It is impossible for me to review a show I myself co-produced with any subjectivity or fairness, but: Wednesday’s Next Level Sketch was a ruddy triumph, and I am willing to mud-wrestle anyone who disagrees.
Our Hallowe’en show was cancelled due to too many ghosts on the line; our show before that, I was ill. I was, therefore, bursting with glee to finally be back on stage with great fellow sketch performers, in front of a decent, knowledgeable and appreciative crowd.
As host, I has an important task: to explain to the audience that we were raising money to help ease the plight of anteaters at this time of year, when the plunging temperatures unfortunately make it very difficult for them to find the ants they need to survive.
For crowd work, I asked an American couple  how out they were when they found out Santa was murdered by the CIA.
Next Level Sketch
Audience duly warmed up, or at least not explicitly cooled, Next Level Sketch took to the stage.
We were very good, with a set well balanced between NLS classics and some brand spanking new material.

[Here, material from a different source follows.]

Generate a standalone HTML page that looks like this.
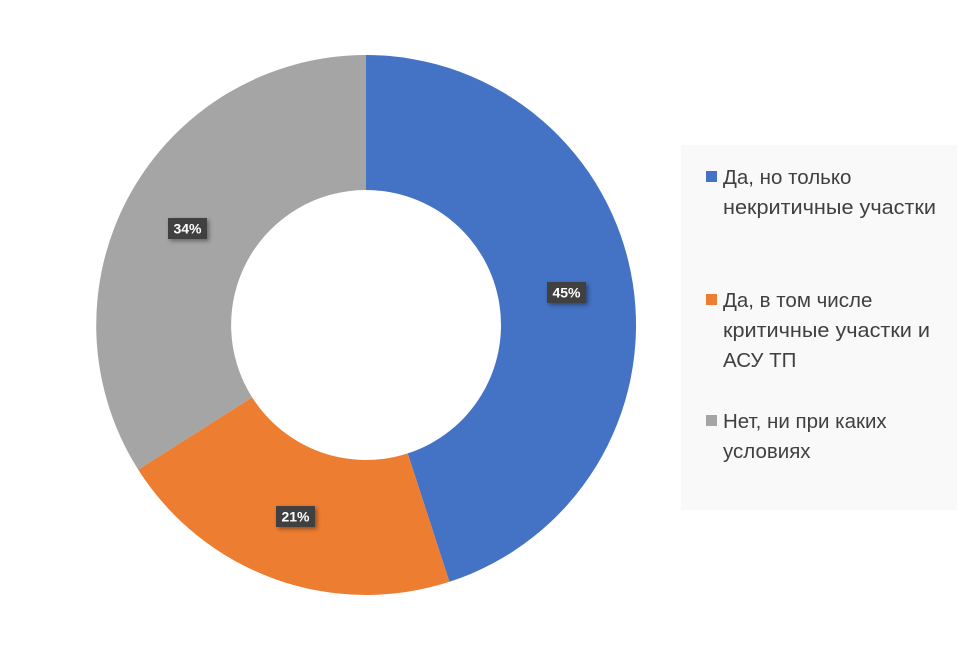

The pandemic delayed things somewhat, but we’re getting closer to where I assumed we’d be back in 2020: a loose but hopefully welcome collective of writers and performers, with a molten core of regulars and producers who keep this particular clown car on the road.
One of the other acts – I forget who – described our set as “silly, but with some really dark moments”. I think we are getting closer to who we are, and producing material that no one else is.
People seemed to like my Privates School sketch, brilliantly performed by Euan and Shruti, and I really enjoyed the role of the lead singer out of Black Lace attending the Stranger Things writer’s room.
It was the role I was born to play.
Closing the first half were Bab, two young midlanders who came to the stage with full pints and an easy charm.
I especially enjoyed a bit on our modern addiction to relaxation podcasts, and an important and surreal treatise on a certain chain coffee shop.
Charlie Vero Martin
I have booked Charlie more than any other comedian, over the course of NLS and its sister event Factually Inaccurate Stand Up. Not only is she extremely funny and charming on stage, she’s also a thoroughly good egg off it. 
So naturally I repaid all of this by failing to mention that we had no projector this month, for World Cup reasons, forcing her to a) rush back home to get one of her own and then b) abandon her set entirely and do the whole of A Christmas Carol, on her own, playing every single character, in ten minutes.
She got the biggest laughs of the night.
Thick ‘N’ Fast
Myself and Nadine had the pleasure of seeing this duo at the Edinburgh Fringe, in a show that answers the important question of what happens when you put two people who don’t know what they’re doing in charge of the entire world.
Here, they were trying out material loosely based around the theme of the internet, for a show they’re working on for next year. It was both funny and thought provoking, particularly during a very clever and physical bit about art and the future of artificial intelligence.
After I thanked all the performers and our brilliant tech human, I announced the good news: we had raised enough money to record a Christmas charity single for the anteaters.
“You have to stay and listen”, I explained. “I’ve locked the doors”.
The plan was for everyone to come on stage, Band Aid style, and to sing along.
Strangely, and movingly, this actually happened.
 fine, it was Covid.
 Cat, who saw us perform last year, returned from the States for another visit with her husband in tow, which was extremely brilliant of her. Was the entire trip to London planned specifically around seeing our sketch group again? I am not at liberty to speculate.
 AND has written some extremely good articles about where the comedy industry is at and what that means for young performers.